Unter anderem: wegen einer Last-minute-Intervention der unionsgeführten Länder (der sogenannten B-Seite).

Dass die Gespräche vor allem bei den Finanzierungsfragen schwierig würden, war absehbar gewesen. Aber die Ausgangslage wurde noch ein bisschen schwieriger, als am Montag die unionsgeführten Länder – zusammen mit dem grün regierten Baden-Württemberg – eine Reihe neuer Forderungen beim Thema Migration aufstellten. Im Kern stand die Forderung nach Verfahren außerhalb Europas. Eine Idee, die der Kanzler in der Vergangenheit abgelehnt hatte.

Die SPD-geführten Länder wurden von dem Vorstoß am Montag kalt erwischt. Eigentlich hatten sich alle 16 Länder schon Mitte Oktober auf eine gemeinsame Position geeinigt, mit der sie in die Gespräche gehen wollten. Die neuen Forderungen der Unionsseite sorgten deshalb für einigen Unmut – und stundenlange Verzögerung, bevor die Länderchefs überhaupt im Kanzleramt ankommen.

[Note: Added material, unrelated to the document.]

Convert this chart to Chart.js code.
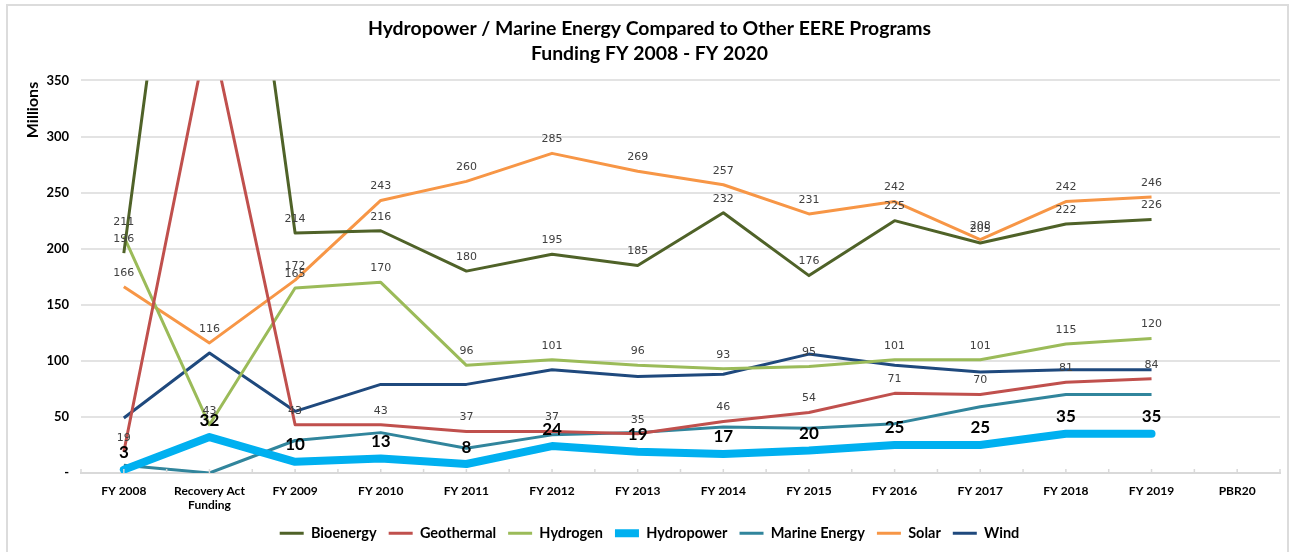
<!DOCTYPE html>
<html lang="en">
<head>
<meta charset="UTF-8">
<title>Hydropower / Marine Energy Compared to Other EERE Programs</title>
<script src="https://cdn.jsdelivr.net/npm/chart.js@4.4.0/dist/chart.umd.min.js"></script>
<style>
    body { margin: 0; background: #fff; }
    #wrap { position: relative; width: 1291px; height: 552px; overflow: hidden; }
    #frame { position: absolute; left: 6px; top: 4px; width: 1283px; height: 570px; border: 2px solid #dcdcdc; box-sizing: border-box; }
    #chart { position: absolute; left: 0; top: 0; }
</style>
</head>
<body>
<div id="wrap">
    <div id="frame"></div>
    <canvas id="chart" width="1291" height="552"></canvas>
</div>

<script>
// categories (x axis)
const categories = ['FY 2008', ['Recovery Act', 'Funding'], 'FY 2009', 'FY 2010', 'FY 2011', 'FY 2012',
    'FY 2013', 'FY 2014', 'FY 2015', 'FY 2016', 'FY 2017', 'FY 2018', 'FY 2019', 'PBR20'];

// funding in millions (PBR20 has no values)
const bioenergy  = [196, 768, 214, 216, 180, 195, 185, 232, 176, 225, 205, 222, 226, null];
const geothermal = [19, 400, 43, 43, 37, 37, 35, 46, 54, 71, 70, 81, 84, null];
const hydrogen   = [211, 43, 165, 170, 96, 101, 96, 93, 95, 101, 101, 115, 120, null];
const hydropower = [3, 32, 10, 13, 8, 24, 19, 17, 20, 25, 25, 35, 35, null];
const marine     = [7, 0, 29, 36, 22, 34, 36, 41, 40, 44, 59, 70, 70, null];
const solar      = [166, 116, 172, 243, 260, 285, 269, 257, 231, 242, 208, 242, 246, null];
const wind       = [49, 107, 55, 79, 79, 92, 86, 88, 106, 96, 90, 92, 92, null];

// y axis ticks
const yTicks = [0, 50, 100, 150, 200, 250, 300, 350];

function line(label, data, color, labels, width) {
    return {
        label: label,
        data: data,
        borderColor: color,
        backgroundColor: color,
        borderWidth: width || 3,
        pointRadius: 0,
        pointHoverRadius: 0,
        pointStyle: 'line',
        tension: 0,
        borderCapStyle: width ? 'round' : 'butt',
        borderJoinStyle: 'round',
        showLabels: labels
    };
}

// value labels above points
const valueLabels = {
    id: 'valueLabels',
    afterDatasetsDraw(chart) {
        const ctx = chart.ctx;
        const top = chart.chartArea.top;
        ctx.save();
        ctx.textAlign = 'center';
        ctx.textBaseline = 'middle';
        chart.data.datasets.forEach((ds, i) => {
            if (!ds.showLabels) return;
            const bold = ds.showLabels === 'bold';
            ctx.font = bold ? 'bold 17px Lato' : '11px "DejaVu Sans"';
            ctx.fillStyle = bold ? '#000' : '#404040';
            const off = bold ? 17 : 14;
            chart.getDatasetMeta(i).data.forEach((pt, j) => {
                const v = ds.data[j];
                if (v === null || pt.y < top) return;
                ctx.fillText(String(v), pt.x, pt.y - off);
            });
        });
        ctx.restore();
    }
};

// small tick marks on the category axis + the y axis title near the top
const extras = {
    id: 'extras',
    afterDraw(chart) {
        const ctx = chart.ctx;
        const x = chart.scales.x;
        const bottom = chart.chartArea.bottom;
        ctx.save();
        ctx.strokeStyle = '#d9d9d9';
        ctx.lineWidth = 1.5;
        for (let i = -0.5; i <= categories.length - 0.5; i += 0.5) {
            const px = x.getPixelForValue(i);
            ctx.beginPath();
            ctx.moveTo(px, bottom - 4);
            ctx.lineTo(px, bottom);
            ctx.stroke();
        }
        ctx.translate(33, 110);
        ctx.rotate(-Math.PI / 2);
        ctx.font = 'bold 16px Lato';
        ctx.fillStyle = '#000';
        ctx.textAlign = 'center';
        ctx.textBaseline = 'middle';
        ctx.fillText('Millions', 0, 0);
        ctx.restore();
    }
};

new Chart(document.getElementById('chart'), {
    type: 'line',
    data: {
        labels: categories,
        datasets: [
            line('Bioenergy', bioenergy, '#4f6228', true),
            line('Geothermal', geothermal, '#c0504d', true),
            line('Hydrogen', hydrogen, '#9bbb59', true),
            line('Hydropower', hydropower, '#00b0f0', 'bold', 8),
            line('Marine Energy', marine, '#31859c', false),
            line('Solar', solar, '#f79646', true),
            line('Wind', wind, '#1f497d', false)
        ]
    },
    options: {
        responsive: false,
        animation: false,
        events: [],
        layout: { padding: { left: 19, right: 11, top: 0, bottom: 1.5 } },
        plugins: {
            title: {
                display: true,
                text: ['Hydropower / Marine Energy Compared to Other EERE Programs', 'Funding FY 2008 - FY 2020'],
                font: { family: 'Lato', size: 19.4, weight: 'bold', lineHeight: 1.3 },
                color: '#000',
                padding: { top: 16, bottom: 14 }
            },
            legend: {
                position: 'bottom',
                labels: {
                    usePointStyle: true,
                    pointStyleWidth: 24,
                    padding: 12,
                    color: '#000',
                    font: { family: 'Lato', size: 14.5, weight: 'bold' }
                }
            },
            tooltip: { enabled: false }
        },
        scales: {
            x: {
                offset: true,
                grid: { display: false, drawTicks: false },
                border: { display: true, color: '#d9d9d9', width: 2 },
                ticks: {
                    padding: 11,
                    maxRotation: 0,
                    autoSkip: false,
                    color: '#000',
                    font: { family: 'Lato', size: 12, weight: 'bold' }
                },
                afterFit(scale) { scale.height = 41; }
            },
            y: {
                min: 0,
                max: 350,
                afterBuildTicks(scale) { scale.ticks = yTicks.map(v => ({ value: v })); },
                grid: { color: '#e3e3e3', lineWidth: 2, drawTicks: false },
                border: { display: false },
                ticks: {
                    padding: 12,
                    color: '#000',
                    font: { family: 'Lato', size: 13, weight: 'bold' },
                    callback: v => v === 0 ? '-' : v
                },
                afterFit(scale) { scale.width = 62; }
            }
        }
    },
    plugins: [valueLabels, extras]
});
</script>
</body>
</html>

Entsprechend verärgert zeigte sich Stephan Weil am Montag: Die Beratungen der Länder noch ohne den Kanzler seien „nicht so wirklich erquicklich“ gewesen.

Trotz des Ärgers der SPD-Länder findet sich der Hinweis auf die Verfahren außerhalb der EU als Prüfauftrag im Text – ein Zeichen dafür, wie groß der Druck war, sich zu einigen.

Was hat die Runde noch beschlossen?

Migration war das schwierigste, aber nicht das einzige Thema auf der langen Tagesordnung des Treffens. Auch über die Zukunft des 49-Euro-Tickets beriet die Runde. Hier einigte man sich darauf, zunächst in diesem Jahr nicht verbrauchte Mittel für die Finanzierung des Tickets im nächsten Jahr zu verwenden. Eine dauerhafte Lösung für eine Weiterführung sollen die Verkehrsminister erarbeiten.

Schon am Montagabend hatten Scholz, Rhein und Weil außerdem eine Einigung beim Thema Planungsbeschleunigung vorgestellt.